BMC Medical Research Methodology (Feb 2012)
Graphical modeling of binary data using the LASSO: a simulation study
Abstract
Abstract Background Graphical models were identified as a promising new approach to modeling high-dimensional clinical data. They provided a probabilistic tool to display, analyze and visualize the net-like dependence structures by drawing a graph describing the conditional dependencies between the variables. Until now, the main focus of research was on building Gaussian graphical models for continuous multivariate data following a multivariate normal distribution. Satisfactory solutions for binary data were missing. We adapted the method of Meinshausen and Bühlmann to binary data and used the LASSO for logistic regression.

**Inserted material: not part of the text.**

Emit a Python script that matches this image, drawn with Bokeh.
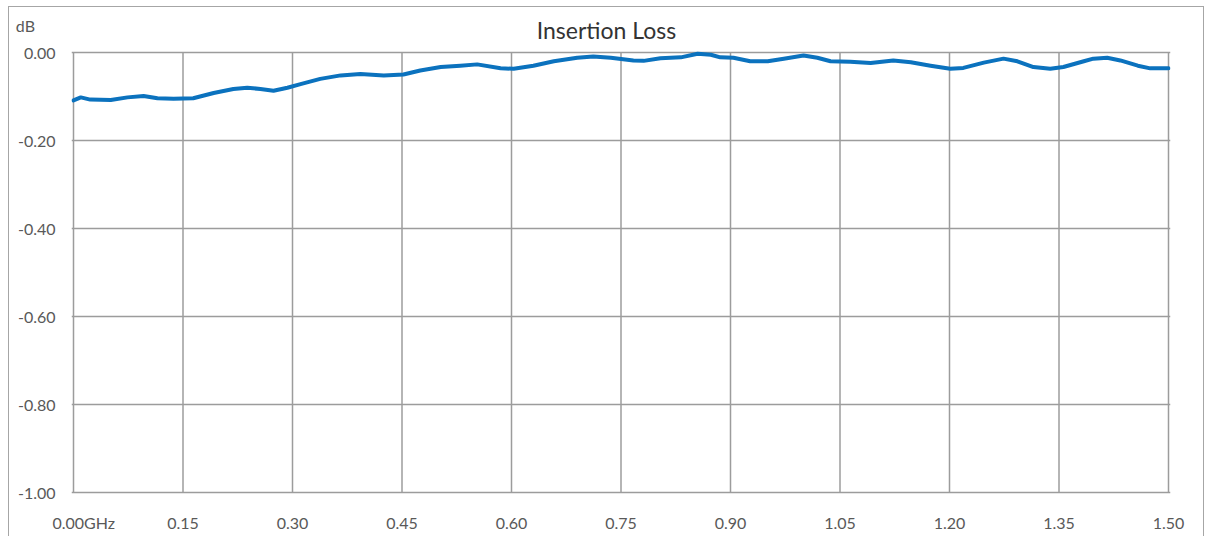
import json
from bokeh.plotting import figure
from bokeh.models import FixedTicker, CustomJSTickFormatter, Range1d
from bokeh.core.properties import value
from bokeh.embed import file_html
from bokeh.resources import INLINE

# Frequency (GHz) and insertion loss (dB)
freq_ghz = [0.000, 0.010, 0.023, 0.051, 0.074, 0.096, 0.115, 0.137, 0.164, 0.192,
            0.219, 0.238, 0.256, 0.274, 0.293, 0.311, 0.338, 0.366, 0.393, 0.425,
            0.452, 0.475, 0.503, 0.530, 0.553, 0.585, 0.603, 0.630, 0.658, 0.690,
            0.712, 0.736, 0.767, 0.781, 0.804, 0.832, 0.855, 0.873, 0.886, 0.904,
            0.927, 0.951, 0.973, 1.000, 1.019, 1.037, 1.064, 1.092, 1.123, 1.147,
            1.174, 1.201, 1.219, 1.247, 1.274, 1.293, 1.315, 1.338, 1.356, 1.384,
            1.397, 1.416, 1.434, 1.458, 1.475, 1.500]
loss_db = [-0.109, -0.102, -0.107, -0.108, -0.102, -0.099, -0.104, -0.105, -0.104, -0.092,
           -0.083, -0.080, -0.083, -0.087, -0.080, -0.072, -0.060, -0.052, -0.049, -0.052,
           -0.050, -0.041, -0.033, -0.030, -0.027, -0.036, -0.037, -0.030, -0.020, -0.012,
           -0.009, -0.012, -0.018, -0.019, -0.013, -0.011, -0.003, -0.005, -0.011, -0.012,
           -0.020, -0.020, -0.014, -0.007, -0.012, -0.020, -0.021, -0.024, -0.018, -0.022,
           -0.030, -0.037, -0.035, -0.023, -0.014, -0.020, -0.033, -0.037, -0.033, -0.020,
           -0.014, -0.012, -0.018, -0.030, -0.036, -0.036]

x_ticks = [0.0, 0.15, 0.30, 0.45, 0.60, 0.75, 0.90, 1.05, 1.20, 1.35, 1.50]
y_ticks = [0.0, -0.2, -0.4, -0.6, -0.8, -1.0]
x_min, x_max = 0.0, 1.5
y_min, y_max = -1.0, 0.0

title_text = "Insertion Loss"
y_unit = "dB"
x_unit = "GHz"

FONT = "Lato"
GRAY = "#595959"
GRID = "#9c9c9c"

PX_X = 1095 / 1.5      # pixels per GHz
PX_Y = 440 / 1.0       # pixels per dB
pad_x = 2 / PX_X
pad_y = 2 / PX_Y
top_room = 33 / PX_Y   # room above 0 dB for title and unit label
unit_y = 27 / PX_Y     # where the "dB" unit label sits

p = figure(width=1196, height=530, output_backend="svg", toolbar_location=None,
           x_range=Range1d(x_min - pad_x, x_max + pad_x),
           y_range=Range1d(y_min - pad_y, y_max + top_room),
           min_border_left=62, min_border_right=35, min_border_top=12, min_border_bottom=43)
p.styles = {"margin-left": "8px", "margin-top": "6px",
            "border-left": "1.5px solid #a6a6a6", "border-top": "1.5px solid #a6a6a6",
            "border-right": "1.5px solid #a6a6a6"}

p.background_fill_color = "white"
p.border_fill_color = "white"
p.outline_line_color = None

NB = "\u00a0"
p.xaxis.ticker = FixedTicker(ticks=x_ticks)
p.yaxis.ticker = FixedTicker(ticks=[unit_y] + y_ticks)
p.xaxis.formatter = CustomJSTickFormatter(code=(
    "if (Math.abs(tick) < 1e-9) return %s + tick.toFixed(2) + %s;"
    "return tick.toFixed(2);") % (json.dumps(NB * 5), json.dumps(x_unit)))
p.yaxis.formatter = CustomJSTickFormatter(code=(
    "if (tick > 0.01) return %s;"
    "return tick.toFixed(2);") % json.dumps(y_unit + NB * 5))

for ax in (p.xaxis, p.yaxis):
    ax.axis_line_color = None
    ax.major_tick_line_color = None
    ax.minor_tick_line_color = None
    ax.major_tick_out = 0
    ax.major_tick_in = 0
    ax.major_label_text_font = FONT
    ax.major_label_text_font_size = "16px"
    ax.major_label_text_color = GRAY
p.xaxis.major_label_standoff = 18
p.yaxis.major_label_standoff = 16

# horizontal grid lines from the y ticks
p.ygrid.ticker = FixedTicker(ticks=y_ticks)
p.ygrid.grid_line_color = GRID
p.ygrid.grid_line_width = 1.5
# vertical grid lines only over the value area
p.xgrid.visible = False
p.segment(x0=x_ticks, y0=[y_min] * len(x_ticks), x1=x_ticks, y1=[y_max] * len(x_ticks),
          line_color=GRID, line_width=1.5)

p.line(freq_ghz, loss_db, line_color="#0B72BE", line_width=4, line_join="round", line_cap="round")

p.text(x=[0.73], y=[22.7 / PX_Y], text=[title_text], text_align="center",
       text_baseline="alphabetic", text_font=value(FONT), text_font_size="23px",
       text_color="#333333")

open("out.html", "w").write(file_html(p, INLINE))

Objective of this paper was to examine the performance of the Bolasso to the development of graphical models for high dimensional binary data. We hypothesized that the performance of Bolasso is superior to competing LASSO methods to identify graphical models. Methods We analyzed the Bolasso to derive graphical models in comparison with other LASSO based method. Model performance was assessed in a simulation study with random data generated via symmetric local logistic regression models and Gibbs sampling. Main outcome variables were the Structural Hamming Distance and the Youden Index. We applied the results of the simulation study to a real-life data with functioning data of patients having head and neck cancer. Results Bootstrap aggregating as incorporated in the Bolasso algorithm greatly improved the performance in higher sample sizes. The number of bootstraps did have minimal impact on performance. Bolasso performed reasonable well with a cutpoint of 0.90 and a small penalty term. Optimal prediction for Bolasso leads to very conservative models in comparison with AIC, BIC or cross-validated optimal penalty terms. Conclusions Bootstrap aggregating may improve variable selection if the underlying selection process is not too unstable due to small sample size and if one is mainly interested in reducing the false discovery rate. We propose using the Bolasso for graphical modeling in large sample sizes.